## What needs to be done
Retype all material exactly. Pictures stay out of the copy.

'''

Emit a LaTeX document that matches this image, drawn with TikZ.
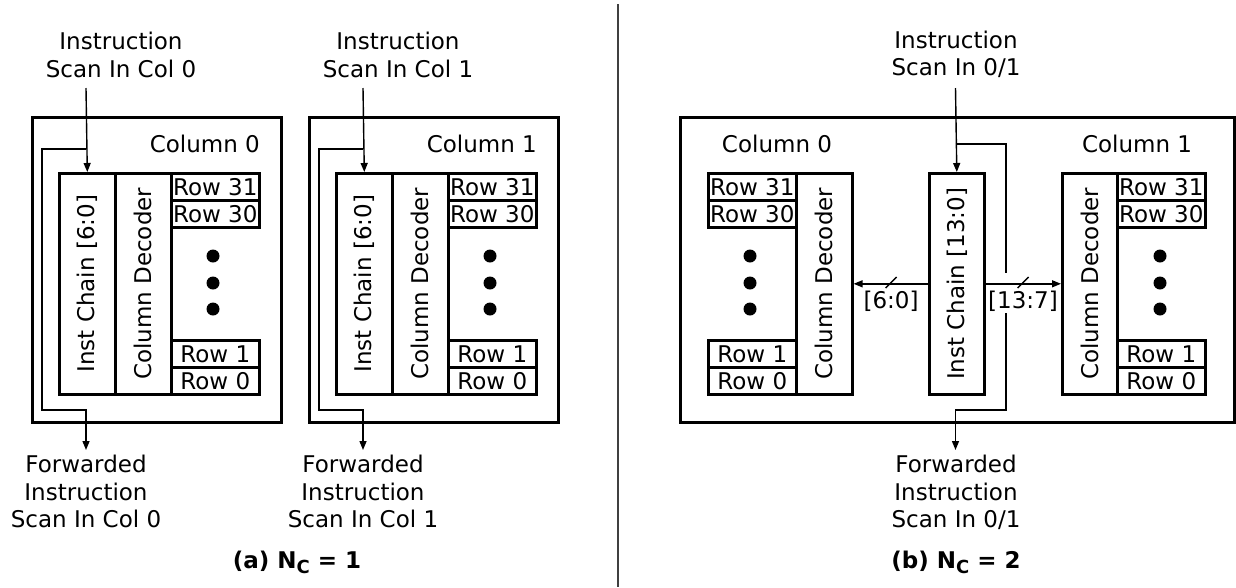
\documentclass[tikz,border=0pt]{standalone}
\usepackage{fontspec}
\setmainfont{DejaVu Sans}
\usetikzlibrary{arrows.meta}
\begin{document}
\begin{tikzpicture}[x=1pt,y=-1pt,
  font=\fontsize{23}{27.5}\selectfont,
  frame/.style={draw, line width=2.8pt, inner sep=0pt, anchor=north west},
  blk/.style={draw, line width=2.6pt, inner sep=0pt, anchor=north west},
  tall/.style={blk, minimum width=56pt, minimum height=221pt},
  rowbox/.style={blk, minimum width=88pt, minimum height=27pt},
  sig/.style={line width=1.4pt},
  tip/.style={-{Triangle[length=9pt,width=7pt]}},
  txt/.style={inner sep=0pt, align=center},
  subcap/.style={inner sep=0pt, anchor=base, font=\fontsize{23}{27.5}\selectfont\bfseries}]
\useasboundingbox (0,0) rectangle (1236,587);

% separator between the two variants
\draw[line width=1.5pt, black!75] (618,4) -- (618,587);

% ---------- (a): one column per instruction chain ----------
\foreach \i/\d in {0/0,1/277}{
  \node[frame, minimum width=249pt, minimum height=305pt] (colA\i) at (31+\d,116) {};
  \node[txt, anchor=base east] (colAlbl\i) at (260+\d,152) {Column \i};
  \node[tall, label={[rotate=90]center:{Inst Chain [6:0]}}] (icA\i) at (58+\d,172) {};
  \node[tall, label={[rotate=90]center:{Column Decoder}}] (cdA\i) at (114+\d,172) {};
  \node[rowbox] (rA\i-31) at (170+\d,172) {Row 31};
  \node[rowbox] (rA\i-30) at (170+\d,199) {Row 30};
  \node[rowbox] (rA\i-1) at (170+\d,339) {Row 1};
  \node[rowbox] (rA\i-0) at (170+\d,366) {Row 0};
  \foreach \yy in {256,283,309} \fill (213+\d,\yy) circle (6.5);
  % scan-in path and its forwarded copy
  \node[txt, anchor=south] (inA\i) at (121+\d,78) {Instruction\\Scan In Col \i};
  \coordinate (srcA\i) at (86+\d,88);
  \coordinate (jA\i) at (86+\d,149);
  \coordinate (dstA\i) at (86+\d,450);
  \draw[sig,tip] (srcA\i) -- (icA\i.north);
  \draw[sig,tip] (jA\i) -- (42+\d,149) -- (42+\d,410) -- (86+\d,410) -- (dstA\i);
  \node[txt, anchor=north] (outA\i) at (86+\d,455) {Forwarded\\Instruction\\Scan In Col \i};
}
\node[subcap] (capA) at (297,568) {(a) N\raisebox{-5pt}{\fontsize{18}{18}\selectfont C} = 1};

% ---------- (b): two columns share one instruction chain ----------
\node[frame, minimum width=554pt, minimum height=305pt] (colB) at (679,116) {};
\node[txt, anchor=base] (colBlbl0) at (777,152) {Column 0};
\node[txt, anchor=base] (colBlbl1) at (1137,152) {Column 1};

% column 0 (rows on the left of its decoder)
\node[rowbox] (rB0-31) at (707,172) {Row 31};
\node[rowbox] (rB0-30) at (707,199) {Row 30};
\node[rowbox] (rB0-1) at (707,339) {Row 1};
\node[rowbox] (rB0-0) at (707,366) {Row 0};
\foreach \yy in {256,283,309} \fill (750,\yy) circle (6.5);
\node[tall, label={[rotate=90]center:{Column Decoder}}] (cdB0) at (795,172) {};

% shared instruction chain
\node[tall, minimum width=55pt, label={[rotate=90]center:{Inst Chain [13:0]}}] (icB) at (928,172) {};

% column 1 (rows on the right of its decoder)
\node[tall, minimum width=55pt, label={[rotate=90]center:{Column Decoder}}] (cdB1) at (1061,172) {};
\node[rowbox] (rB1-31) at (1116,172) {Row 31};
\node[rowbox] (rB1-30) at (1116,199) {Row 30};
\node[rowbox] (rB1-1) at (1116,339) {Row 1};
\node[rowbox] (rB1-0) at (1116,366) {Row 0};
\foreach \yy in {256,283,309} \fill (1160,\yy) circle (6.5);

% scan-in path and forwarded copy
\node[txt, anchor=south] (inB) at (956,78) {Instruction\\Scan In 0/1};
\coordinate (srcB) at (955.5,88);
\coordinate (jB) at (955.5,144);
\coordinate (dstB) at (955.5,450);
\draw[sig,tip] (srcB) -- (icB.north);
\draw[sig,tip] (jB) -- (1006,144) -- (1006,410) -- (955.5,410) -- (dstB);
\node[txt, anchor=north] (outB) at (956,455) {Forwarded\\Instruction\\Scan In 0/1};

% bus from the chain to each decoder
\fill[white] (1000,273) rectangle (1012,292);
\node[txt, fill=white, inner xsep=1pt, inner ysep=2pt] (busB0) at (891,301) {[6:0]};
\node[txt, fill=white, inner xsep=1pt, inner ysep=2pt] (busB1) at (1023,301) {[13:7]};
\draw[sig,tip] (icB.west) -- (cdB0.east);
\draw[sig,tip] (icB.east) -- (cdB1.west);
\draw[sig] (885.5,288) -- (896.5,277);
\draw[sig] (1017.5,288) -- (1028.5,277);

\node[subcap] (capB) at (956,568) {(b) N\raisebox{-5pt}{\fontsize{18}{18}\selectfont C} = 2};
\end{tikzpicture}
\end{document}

'''

## Output of the task
Emit a LaTeX document that matches this image, drawn with TikZ.
\documentclass[tikz,border=0pt]{standalone}
\usepackage{fontspec}
\setmainfont{DejaVu Sans}
\usetikzlibrary{arrows.meta}
\begin{document}
\begin{tikzpicture}[x=1pt,y=-1pt,
  font=\fontsize{23}{27.5}\selectfont,
  frame/.style={draw, line width=2.8pt, inner sep=0pt, anchor=north west},
  blk/.style={draw, line width=2.6pt, inner sep=0pt, anchor=north west},
  tall/.style={blk, minimum width=56pt, minimum height=221pt},
  rowbox/.style={blk, minimum width=88pt, minimum height=27pt},
  sig/.style={line width=1.4pt},
  tip/.style={-{Triangle[length=9pt,width=7pt]}},
  txt/.style={inner sep=0pt, align=center},
  subcap/.style={inner sep=0pt, anchor=base, font=\fontsize{23}{27.5}\selectfont\bfseries}]
\useasboundingbox (0,0) rectangle (1236,587);

% separator between the two variants
\draw[line width=1.5pt, black!75] (618,4) -- (618,587);

% ---------- (a): one column per instruction chain ----------
\foreach \i/\d in {0/0,1/277}{
  \node[frame, minimum width=249pt, minimum height=305pt] (colA\i) at (31+\d,116) {};
  \node[txt, anchor=base east] (colAlbl\i) at (260+\d,152) {Column \i};
  \node[tall, label={[rotate=90]center:{Inst Chain [6:0]}}] (icA\i) at (58+\d,172) {};
  \node[tall, label={[rotate=90]center:{Column Decoder}}] (cdA\i) at (114+\d,172) {};
  \node[rowbox] (rA\i-31) at (170+\d,172) {Row 31};
  \node[rowbox] (rA\i-30) at (170+\d,199) {Row 30};
  \node[rowbox] (rA\i-1) at (170+\d,339) {Row 1};
  \node[rowbox] (rA\i-0) at (170+\d,366) {Row 0};
  \foreach \yy in {256,283,309} \fill (213+\d,\yy) circle (6.5);
  % scan-in path and its forwarded copy
  \node[txt, anchor=south] (inA\i) at (121+\d,78) {Instruction\\Scan In Col \i};
  \coordinate (srcA\i) at (86+\d,88);
  \coordinate (jA\i) at (86+\d,149);
  \coordinate (dstA\i) at (86+\d,450);
  \draw[sig,tip] (srcA\i) -- (icA\i.north);
  \draw[sig,tip] (jA\i) -- (42+\d,149) -- (42+\d,410) -- (86+\d,410) -- (dstA\i);
  \node[txt, anchor=north] (outA\i) at (86+\d,455) {Forwarded\\Instruction\\Scan In Col \i};
}
\node[subcap] (capA) at (297,568) {(a) N\raisebox{-5pt}{\fontsize{18}{18}\selectfont C} = 1};

% ---------- (b): two columns share one instruction chain ----------
\node[frame, minimum width=554pt, minimum height=305pt] (colB) at (679,116) {};
\node[txt, anchor=base] (colBlbl0) at (777,152) {Column 0};
\node[txt, anchor=base] (colBlbl1) at (1137,152) {Column 1};

% column 0 (rows on the left of its decoder)
\node[rowbox] (rB0-31) at (707,172) {Row 31};
\node[rowbox] (rB0-30) at (707,199) {Row 30};
\node[rowbox] (rB0-1) at (707,339) {Row 1};
\node[rowbox] (rB0-0) at (707,366) {Row 0};
\foreach \yy in {256,283,309} \fill (750,\yy) circle (6.5);
\node[tall, label={[rotate=90]center:{Column Decoder}}] (cdB0) at (795,172) {};

% shared instruction chain
\node[tall, minimum width=55pt, label={[rotate=90]center:{Inst Chain [13:0]}}] (icB) at (928,172) {};

% column 1 (rows on the right of its decoder)
\node[tall, minimum width=55pt, label={[rotate=90]center:{Column Decoder}}] (cdB1) at (1061,172) {};
\node[rowbox] (rB1-31) at (1116,172) {Row 31};
\node[rowbox] (rB1-30) at (1116,199) {Row 30};
\node[rowbox] (rB1-1) at (1116,339) {Row 1};
\node[rowbox] (rB1-0) at (1116,366) {Row 0};
\foreach \yy in {256,283,309} \fill (1160,\yy) circle (6.5);

% scan-in path and forwarded copy
\node[txt, anchor=south] (inB) at (956,78) {Instruction\\Scan In 0/1};
\coordinate (srcB) at (955.5,88);
\coordinate (jB) at (955.5,144);
\coordinate (dstB) at (955.5,450);
\draw[sig,tip] (srcB) -- (icB.north);
\draw[sig,tip] (jB) -- (1006,144) -- (1006,410) -- (955.5,410) -- (dstB);
\node[txt, anchor=north] (outB) at (956,455) {Forwarded\\Instruction\\Scan In 0/1};

% bus from the chain to each decoder
\fill[white] (1000,273) rectangle (1012,292);
\node[txt, fill=white, inner xsep=1pt, inner ysep=2pt] (busB0) at (891,301) {[6:0]};
\node[txt, fill=white, inner xsep=1pt, inner ysep=2pt] (busB1) at (1023,301) {[13:7]};
\draw[sig,tip] (icB.west) -- (cdB0.east);
\draw[sig,tip] (icB.east) -- (cdB1.west);
\draw[sig] (885.5,288) -- (896.5,277);
\draw[sig] (1017.5,288) -- (1028.5,277);

\node[subcap] (capB) at (956,568) {(b) N\raisebox{-5pt}{\fontsize{18}{18}\selectfont C} = 2};
\end{tikzpicture}
\end{document}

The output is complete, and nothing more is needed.